Set-in-stone filming schedules. Paparazzi. Extra-special specialty meals. Middle-of-the-night trip changes. And the occasional pet monkey that gets its own airline seat. This is what work looks like when you’re a travel agent for the entertainment industry.
It’s an unpredictable job serving an unusual business. That’s exactly why BCD Travel agents love what they do. Some, like Sean Johnson, have spent more than two decades maximizing comfort, security and efficiency for stars, entertainment executives and production crews on the go.

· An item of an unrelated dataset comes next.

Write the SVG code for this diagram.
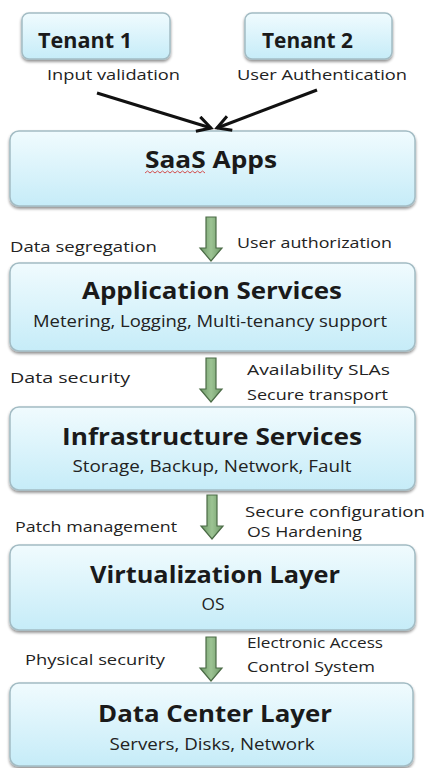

“The most challenging thing about my job is the thing I enjoy most,” said Sean, who’s based in Southern California and books flights, hotels, apartments, limos, trains, helicopters, boats, private jets and more for travelers of one of BCD’s largest entertainment clients. “The pressure of getting talent to a destination when all the flights are sold out and they have to be there by a certain time or the show will lose hundreds of thousands of dollars is both a challenge and a thrill.
“This is nothing close to a 9-to-5 job. Our clients’ travelers have shoots going all the time in different parts of the world, and one thing that makes them feel just a little less stressed is knowing that they can depend on their travel agent to be there when they need them,” he said.
Expert advice: Cybersecurity and the entertainment industry
BCD Chief Information Security Officer Sherron Burgess will talk about cybersecurity threats facing the entertainment industry at BTN Entertainment Travel, March 21 in Santa Monica, California.
Making the impossible happen all day, every day
For some BCD entertainment travel agents, the reward for “making the impossible happen all day, every day” is being part of the creative process. “I have always had a passion for music and came from a family of musicians. It’s great to work in that world,” said Charlotte Gale, who’s based in London and serves a multinational music conglomerate that’s been a BCD client for more than 20 years. She’s seen—and done—it all, from arranging for a superstar musician to bypass zealous fans with a golf cart ride through the back halls of an international airport to calling London nightclubs to find where a big-name singer left his prized leather jacket. Charlotte’s secret to success? “I never say no!”
A love for the movies led Sara Yesayan, an operations supervisor based just north of Los Angeles, into entertainment travel 17 years ago. She thrives on using her team’s know-how and connections with hotels, airlines and other suppliers to make travel magic happen fast. Once she even helped a production crew shooting on location escape a mudslide. (That required sending a fleet of SUVs to whisk them away before the sludge made it down the mountain.)
Prioritizing privacy and security for high-profile travelers
But Sara’s top priority is ensuring the privacy and security of entertainment travelers. “We have very strict protocols to protect them,” she said, listing some of the challenges: aggressive admirers, paparazzi, bad guys phishing for details about the lives of celebrities. BCD agents ask lots of questions and immediately report anything that seems suspicious.
Mark Wallace, who supervises U.K.-based agents serving an entertainment content production and streaming company, explained some of the protocols. “We make sure we have everything covered to protect the talent, including gathering passport information in a secure way, using an alias for bookings and arranging greeters to ensure celebrities aren’t left alone in a busy airport.
“We understand how privacy and comfort go a long way to helping entertainment travelers feel safe, well looked after and in the right hands,” he said.
The meticulous attention to detail, adrenaline-fueled saves, unpredictable schedules and quirky requests (i.e., an agent once booked a hotel room for a zebra) are all worthwhile when the credits roll. “I watch until the very end of any movie my team has booked travel for,” Sara said. “It gives me a strong sense of satisfaction for all the hard work that went into making it come to life.”